- **The data**
****

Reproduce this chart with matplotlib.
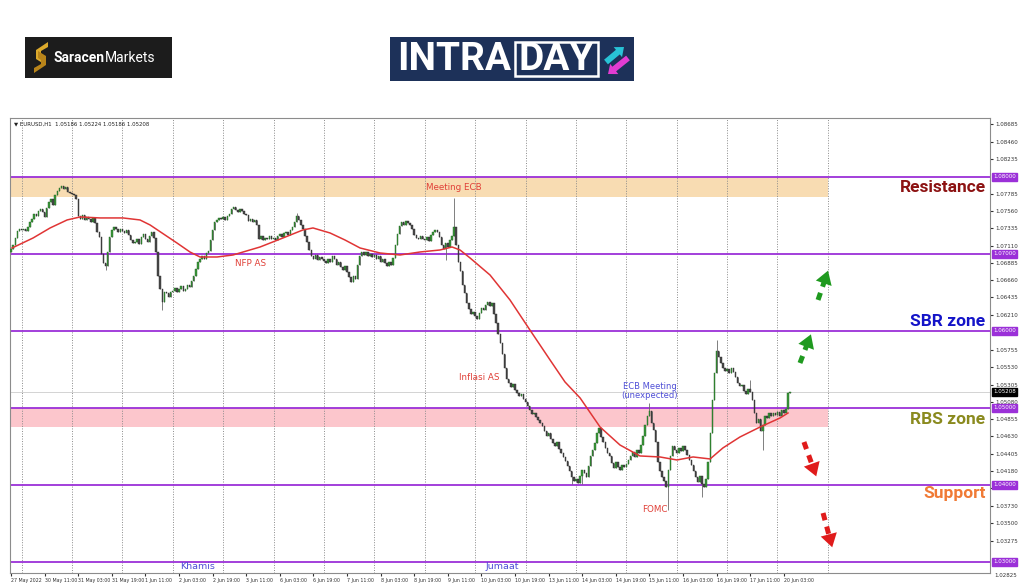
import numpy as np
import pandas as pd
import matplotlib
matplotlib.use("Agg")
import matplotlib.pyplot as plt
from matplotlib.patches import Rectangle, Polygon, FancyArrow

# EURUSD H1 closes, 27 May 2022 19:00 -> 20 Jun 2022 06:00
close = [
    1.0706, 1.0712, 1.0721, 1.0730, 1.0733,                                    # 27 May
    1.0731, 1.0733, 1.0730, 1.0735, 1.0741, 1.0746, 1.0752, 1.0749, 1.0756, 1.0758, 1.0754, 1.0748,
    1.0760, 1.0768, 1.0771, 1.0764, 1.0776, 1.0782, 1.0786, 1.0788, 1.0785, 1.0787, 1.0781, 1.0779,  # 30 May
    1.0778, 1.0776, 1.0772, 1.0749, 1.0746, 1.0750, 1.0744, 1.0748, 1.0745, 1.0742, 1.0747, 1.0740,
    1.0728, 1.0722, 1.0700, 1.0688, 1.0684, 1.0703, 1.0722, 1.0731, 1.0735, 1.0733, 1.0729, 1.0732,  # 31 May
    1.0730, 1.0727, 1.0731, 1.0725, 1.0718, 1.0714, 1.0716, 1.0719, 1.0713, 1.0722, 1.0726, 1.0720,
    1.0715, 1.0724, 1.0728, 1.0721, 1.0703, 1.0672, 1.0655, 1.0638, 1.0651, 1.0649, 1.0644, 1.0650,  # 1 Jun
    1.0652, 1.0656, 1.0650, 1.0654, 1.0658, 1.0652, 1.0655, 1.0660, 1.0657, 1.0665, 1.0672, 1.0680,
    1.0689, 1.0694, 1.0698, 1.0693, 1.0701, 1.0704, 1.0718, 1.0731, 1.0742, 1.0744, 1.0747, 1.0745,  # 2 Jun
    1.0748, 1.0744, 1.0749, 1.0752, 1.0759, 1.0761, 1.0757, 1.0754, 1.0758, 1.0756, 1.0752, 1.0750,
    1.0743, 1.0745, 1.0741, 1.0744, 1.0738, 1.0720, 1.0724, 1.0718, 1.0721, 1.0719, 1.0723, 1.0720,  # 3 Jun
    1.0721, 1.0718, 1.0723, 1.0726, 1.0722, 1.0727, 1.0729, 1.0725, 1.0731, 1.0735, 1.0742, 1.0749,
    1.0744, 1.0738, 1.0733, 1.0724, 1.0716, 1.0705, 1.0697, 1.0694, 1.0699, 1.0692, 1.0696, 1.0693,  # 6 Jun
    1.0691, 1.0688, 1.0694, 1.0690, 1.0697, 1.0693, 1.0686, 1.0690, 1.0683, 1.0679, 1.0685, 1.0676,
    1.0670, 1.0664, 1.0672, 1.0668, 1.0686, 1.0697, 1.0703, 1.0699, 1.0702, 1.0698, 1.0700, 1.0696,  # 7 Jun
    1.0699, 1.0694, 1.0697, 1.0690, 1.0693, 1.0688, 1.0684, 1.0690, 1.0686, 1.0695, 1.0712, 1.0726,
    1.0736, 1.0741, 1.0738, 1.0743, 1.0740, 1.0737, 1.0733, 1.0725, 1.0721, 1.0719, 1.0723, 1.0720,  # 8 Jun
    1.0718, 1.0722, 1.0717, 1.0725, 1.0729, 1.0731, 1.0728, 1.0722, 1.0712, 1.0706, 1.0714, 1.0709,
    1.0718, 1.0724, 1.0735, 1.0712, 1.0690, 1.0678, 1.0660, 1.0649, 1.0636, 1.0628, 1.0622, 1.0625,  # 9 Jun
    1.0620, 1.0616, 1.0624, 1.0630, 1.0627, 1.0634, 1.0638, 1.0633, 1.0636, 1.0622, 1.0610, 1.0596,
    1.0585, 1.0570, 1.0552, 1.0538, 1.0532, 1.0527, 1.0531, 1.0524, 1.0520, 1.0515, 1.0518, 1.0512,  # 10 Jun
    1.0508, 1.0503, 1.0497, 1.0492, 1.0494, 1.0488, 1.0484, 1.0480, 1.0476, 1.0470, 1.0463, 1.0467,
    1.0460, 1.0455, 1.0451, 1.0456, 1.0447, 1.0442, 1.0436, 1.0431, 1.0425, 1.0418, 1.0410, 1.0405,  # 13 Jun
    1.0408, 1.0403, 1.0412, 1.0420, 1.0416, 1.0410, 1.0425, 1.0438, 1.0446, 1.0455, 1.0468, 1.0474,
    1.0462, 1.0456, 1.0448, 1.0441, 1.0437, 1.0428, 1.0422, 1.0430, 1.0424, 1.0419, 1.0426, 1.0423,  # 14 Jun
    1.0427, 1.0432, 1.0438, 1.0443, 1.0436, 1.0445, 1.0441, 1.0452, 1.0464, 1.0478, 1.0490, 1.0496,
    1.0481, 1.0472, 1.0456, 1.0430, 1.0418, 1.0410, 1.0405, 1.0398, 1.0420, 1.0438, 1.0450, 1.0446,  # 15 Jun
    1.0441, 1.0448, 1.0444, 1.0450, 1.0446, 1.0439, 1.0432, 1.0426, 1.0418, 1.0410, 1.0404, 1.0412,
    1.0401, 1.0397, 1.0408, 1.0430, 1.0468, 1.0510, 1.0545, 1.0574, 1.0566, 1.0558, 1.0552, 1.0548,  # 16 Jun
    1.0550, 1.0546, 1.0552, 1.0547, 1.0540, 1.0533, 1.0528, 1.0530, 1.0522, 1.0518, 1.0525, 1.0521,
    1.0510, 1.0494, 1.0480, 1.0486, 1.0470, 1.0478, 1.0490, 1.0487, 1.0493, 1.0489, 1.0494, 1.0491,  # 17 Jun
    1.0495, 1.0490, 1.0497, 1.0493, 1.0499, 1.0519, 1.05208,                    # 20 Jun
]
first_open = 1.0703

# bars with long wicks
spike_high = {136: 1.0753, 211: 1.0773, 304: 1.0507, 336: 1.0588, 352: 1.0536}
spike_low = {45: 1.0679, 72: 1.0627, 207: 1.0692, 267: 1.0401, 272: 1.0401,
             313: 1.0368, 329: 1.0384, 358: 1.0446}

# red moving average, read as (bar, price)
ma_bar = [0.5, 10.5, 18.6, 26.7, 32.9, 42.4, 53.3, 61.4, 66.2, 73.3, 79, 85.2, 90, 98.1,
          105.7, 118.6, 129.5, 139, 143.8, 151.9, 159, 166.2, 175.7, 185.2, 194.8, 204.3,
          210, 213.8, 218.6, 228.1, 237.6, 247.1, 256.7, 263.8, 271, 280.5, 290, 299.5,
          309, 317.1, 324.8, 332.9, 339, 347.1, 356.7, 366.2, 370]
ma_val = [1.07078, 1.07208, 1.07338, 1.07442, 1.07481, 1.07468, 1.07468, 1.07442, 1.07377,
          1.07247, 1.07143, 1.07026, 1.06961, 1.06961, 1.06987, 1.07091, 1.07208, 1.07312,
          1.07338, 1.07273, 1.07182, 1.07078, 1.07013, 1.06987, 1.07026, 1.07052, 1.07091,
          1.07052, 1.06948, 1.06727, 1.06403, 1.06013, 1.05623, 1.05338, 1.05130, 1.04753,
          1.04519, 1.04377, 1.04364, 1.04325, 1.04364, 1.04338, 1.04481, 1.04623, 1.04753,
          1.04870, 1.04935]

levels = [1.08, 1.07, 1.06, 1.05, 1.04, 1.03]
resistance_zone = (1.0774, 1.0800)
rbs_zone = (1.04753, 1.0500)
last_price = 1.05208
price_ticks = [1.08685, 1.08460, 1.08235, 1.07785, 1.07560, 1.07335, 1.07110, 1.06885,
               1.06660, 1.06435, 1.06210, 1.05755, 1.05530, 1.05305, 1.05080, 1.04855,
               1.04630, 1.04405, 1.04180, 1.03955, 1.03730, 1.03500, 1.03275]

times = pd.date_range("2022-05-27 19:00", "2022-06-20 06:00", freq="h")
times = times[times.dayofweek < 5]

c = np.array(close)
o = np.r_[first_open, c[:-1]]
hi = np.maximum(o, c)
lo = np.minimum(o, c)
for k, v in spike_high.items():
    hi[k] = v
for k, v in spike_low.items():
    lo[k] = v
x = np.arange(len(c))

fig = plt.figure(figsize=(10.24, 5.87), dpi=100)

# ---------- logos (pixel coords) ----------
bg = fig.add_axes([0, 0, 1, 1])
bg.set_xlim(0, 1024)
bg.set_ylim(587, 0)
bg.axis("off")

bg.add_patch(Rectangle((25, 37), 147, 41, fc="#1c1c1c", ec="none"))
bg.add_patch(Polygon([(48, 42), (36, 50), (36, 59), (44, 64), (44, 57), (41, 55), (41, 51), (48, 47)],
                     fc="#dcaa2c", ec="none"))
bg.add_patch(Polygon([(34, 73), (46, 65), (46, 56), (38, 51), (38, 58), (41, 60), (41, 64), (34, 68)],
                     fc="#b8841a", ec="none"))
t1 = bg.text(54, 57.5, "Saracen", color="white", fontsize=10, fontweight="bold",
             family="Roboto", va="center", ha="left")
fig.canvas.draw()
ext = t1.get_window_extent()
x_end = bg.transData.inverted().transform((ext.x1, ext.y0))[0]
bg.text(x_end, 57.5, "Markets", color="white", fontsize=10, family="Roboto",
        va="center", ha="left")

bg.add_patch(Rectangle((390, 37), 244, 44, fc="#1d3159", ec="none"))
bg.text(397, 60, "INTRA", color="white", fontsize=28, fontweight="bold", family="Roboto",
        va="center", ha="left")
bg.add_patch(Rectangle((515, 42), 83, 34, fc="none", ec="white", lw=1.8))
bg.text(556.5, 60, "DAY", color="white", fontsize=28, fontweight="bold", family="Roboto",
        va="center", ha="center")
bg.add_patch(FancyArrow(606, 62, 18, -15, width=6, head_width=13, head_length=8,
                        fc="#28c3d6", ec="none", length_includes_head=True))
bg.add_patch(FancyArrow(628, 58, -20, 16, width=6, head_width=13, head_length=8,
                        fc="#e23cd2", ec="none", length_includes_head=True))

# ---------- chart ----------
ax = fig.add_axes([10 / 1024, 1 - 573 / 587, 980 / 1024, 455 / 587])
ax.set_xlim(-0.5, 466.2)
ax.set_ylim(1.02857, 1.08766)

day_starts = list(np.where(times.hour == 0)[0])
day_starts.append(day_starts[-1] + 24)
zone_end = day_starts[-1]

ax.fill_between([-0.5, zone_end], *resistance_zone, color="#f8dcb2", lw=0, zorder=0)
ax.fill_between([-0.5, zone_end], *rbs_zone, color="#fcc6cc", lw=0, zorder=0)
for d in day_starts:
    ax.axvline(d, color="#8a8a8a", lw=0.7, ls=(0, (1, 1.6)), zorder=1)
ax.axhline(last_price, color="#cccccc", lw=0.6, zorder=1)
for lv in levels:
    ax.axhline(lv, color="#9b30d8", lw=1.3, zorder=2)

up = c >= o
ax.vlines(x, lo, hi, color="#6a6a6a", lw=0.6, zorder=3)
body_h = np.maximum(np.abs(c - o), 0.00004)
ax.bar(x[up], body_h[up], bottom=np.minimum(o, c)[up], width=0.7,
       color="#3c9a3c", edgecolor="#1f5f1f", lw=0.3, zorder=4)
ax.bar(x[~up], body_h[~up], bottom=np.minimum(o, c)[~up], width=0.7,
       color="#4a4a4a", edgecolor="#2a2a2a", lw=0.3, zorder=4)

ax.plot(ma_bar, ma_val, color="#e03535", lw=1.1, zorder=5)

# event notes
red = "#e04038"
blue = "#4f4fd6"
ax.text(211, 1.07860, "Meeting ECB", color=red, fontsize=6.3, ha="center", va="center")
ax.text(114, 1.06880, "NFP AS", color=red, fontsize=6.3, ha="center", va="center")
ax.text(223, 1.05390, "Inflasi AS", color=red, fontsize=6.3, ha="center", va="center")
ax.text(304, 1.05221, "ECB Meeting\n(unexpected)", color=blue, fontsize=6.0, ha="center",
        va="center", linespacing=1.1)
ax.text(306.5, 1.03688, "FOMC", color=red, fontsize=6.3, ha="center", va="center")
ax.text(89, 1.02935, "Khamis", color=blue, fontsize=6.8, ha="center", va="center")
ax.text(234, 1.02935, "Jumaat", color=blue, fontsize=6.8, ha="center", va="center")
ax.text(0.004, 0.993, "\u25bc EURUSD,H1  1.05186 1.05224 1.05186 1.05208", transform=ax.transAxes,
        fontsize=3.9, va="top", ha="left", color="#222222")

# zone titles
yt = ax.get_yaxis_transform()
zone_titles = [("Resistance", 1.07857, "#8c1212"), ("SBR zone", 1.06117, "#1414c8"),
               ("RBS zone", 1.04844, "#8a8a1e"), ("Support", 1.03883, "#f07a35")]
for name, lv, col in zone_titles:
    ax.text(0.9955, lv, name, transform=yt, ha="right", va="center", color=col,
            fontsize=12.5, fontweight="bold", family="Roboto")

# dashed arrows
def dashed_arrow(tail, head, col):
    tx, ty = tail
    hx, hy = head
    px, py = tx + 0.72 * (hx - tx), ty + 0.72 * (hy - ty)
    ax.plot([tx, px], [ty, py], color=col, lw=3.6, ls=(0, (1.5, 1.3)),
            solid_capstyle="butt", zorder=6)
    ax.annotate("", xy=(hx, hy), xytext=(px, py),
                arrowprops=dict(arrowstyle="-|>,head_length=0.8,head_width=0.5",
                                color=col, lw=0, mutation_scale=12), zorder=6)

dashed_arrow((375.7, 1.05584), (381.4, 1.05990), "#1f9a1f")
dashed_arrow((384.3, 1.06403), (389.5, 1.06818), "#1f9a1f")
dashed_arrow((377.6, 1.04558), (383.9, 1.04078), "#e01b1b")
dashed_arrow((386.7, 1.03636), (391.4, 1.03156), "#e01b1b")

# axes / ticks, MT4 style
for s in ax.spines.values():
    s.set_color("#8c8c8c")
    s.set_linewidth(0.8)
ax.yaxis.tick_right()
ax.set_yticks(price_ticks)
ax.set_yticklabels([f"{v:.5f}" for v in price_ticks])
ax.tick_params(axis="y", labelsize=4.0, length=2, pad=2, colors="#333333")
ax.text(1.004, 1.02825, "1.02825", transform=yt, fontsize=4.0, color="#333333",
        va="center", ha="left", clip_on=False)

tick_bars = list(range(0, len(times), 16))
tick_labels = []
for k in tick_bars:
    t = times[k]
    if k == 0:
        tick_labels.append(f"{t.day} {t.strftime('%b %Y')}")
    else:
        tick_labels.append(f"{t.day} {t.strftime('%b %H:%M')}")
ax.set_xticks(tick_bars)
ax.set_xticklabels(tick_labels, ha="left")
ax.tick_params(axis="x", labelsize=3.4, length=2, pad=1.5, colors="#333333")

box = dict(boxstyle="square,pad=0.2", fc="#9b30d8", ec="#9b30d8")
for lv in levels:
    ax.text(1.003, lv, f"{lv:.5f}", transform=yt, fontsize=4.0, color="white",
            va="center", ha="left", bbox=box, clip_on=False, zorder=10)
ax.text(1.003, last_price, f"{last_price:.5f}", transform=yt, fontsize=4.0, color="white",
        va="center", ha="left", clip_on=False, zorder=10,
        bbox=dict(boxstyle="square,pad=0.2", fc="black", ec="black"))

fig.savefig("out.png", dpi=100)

****

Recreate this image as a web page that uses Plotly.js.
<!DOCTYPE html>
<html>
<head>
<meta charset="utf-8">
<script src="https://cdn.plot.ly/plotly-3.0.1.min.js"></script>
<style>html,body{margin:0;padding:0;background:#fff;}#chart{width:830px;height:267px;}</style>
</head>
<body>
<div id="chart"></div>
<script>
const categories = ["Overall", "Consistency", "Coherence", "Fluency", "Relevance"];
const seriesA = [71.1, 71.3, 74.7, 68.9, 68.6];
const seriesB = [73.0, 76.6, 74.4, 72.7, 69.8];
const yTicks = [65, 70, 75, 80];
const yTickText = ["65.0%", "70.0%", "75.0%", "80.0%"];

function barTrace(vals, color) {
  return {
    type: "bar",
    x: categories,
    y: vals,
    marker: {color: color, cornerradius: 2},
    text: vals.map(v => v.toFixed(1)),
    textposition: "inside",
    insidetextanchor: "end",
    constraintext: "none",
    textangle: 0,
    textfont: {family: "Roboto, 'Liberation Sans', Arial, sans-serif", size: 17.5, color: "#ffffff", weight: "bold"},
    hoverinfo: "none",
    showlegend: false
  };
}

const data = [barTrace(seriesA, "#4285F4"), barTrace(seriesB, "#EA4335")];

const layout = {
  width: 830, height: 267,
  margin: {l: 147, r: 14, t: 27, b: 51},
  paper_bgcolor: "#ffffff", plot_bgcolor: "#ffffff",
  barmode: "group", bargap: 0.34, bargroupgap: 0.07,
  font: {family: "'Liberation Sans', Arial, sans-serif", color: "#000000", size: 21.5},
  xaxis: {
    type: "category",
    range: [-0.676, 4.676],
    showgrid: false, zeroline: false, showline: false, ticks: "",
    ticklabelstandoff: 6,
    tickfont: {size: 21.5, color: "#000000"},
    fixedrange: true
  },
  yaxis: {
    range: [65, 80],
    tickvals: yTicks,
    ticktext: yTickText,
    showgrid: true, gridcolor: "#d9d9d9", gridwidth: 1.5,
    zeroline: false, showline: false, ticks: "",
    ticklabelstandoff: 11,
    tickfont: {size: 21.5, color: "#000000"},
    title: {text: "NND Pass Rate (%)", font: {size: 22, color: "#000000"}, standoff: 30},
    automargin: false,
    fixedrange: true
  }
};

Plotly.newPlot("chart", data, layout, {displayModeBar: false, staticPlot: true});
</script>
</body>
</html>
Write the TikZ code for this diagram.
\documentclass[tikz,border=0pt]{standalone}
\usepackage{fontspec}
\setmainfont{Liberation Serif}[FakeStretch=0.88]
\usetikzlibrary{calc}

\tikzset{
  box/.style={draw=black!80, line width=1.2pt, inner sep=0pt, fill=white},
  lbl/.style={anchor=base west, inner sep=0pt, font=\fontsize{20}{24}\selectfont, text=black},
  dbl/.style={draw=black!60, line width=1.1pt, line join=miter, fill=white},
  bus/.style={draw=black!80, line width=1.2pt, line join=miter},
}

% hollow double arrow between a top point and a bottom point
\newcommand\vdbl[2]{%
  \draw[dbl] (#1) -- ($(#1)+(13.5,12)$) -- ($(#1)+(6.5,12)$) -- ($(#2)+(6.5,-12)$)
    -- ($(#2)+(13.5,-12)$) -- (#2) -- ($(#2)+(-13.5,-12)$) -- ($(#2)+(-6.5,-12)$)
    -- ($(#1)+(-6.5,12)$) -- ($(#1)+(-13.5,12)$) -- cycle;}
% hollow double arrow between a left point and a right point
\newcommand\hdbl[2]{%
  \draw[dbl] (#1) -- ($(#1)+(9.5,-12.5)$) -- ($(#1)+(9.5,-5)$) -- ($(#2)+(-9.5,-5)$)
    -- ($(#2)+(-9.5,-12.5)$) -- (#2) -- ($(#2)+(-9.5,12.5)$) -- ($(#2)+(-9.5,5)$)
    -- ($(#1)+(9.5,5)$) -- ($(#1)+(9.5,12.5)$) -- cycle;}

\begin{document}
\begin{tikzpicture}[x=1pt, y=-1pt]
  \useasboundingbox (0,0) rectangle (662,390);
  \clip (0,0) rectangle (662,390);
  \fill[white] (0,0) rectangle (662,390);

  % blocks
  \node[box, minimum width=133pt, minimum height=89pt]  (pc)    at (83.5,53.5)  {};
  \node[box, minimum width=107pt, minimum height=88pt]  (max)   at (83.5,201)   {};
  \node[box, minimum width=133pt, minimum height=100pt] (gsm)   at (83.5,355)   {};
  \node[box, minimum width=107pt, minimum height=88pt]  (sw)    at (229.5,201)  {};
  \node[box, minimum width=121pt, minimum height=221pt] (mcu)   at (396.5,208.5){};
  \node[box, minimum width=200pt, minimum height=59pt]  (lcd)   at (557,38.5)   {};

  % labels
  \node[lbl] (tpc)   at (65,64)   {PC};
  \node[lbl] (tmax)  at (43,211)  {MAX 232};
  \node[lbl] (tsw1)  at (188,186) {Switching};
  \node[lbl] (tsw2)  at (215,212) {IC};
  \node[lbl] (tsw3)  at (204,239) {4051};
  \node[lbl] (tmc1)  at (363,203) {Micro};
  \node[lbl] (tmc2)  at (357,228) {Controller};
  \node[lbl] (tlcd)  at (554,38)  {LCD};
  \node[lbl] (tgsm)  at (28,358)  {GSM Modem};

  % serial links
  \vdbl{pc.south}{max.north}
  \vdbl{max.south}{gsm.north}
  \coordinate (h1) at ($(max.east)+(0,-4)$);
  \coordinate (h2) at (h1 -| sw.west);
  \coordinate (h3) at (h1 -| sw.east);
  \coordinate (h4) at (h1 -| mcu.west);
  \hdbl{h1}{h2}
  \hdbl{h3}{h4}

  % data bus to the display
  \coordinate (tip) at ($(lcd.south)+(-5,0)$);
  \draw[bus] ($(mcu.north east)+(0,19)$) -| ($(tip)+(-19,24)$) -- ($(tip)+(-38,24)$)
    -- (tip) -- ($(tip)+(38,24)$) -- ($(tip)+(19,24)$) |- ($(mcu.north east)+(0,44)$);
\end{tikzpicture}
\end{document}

****

- **Goal of the exercise**
Exactly reproduce the stretch that starts at the line containing "Reproduce this chart with matplotlib." and ends at the line containing "from matplotlib.patches import", both ends included; leave any pictures out.

- **Full response**
Reproduce this chart with matplotlib.
import numpy as np
import pandas as pd
import matplotlib
matplotlib.use("Agg")
import matplotlib.pyplot as plt
from matplotlib.patches import Rectangle, Polygon, FancyArrow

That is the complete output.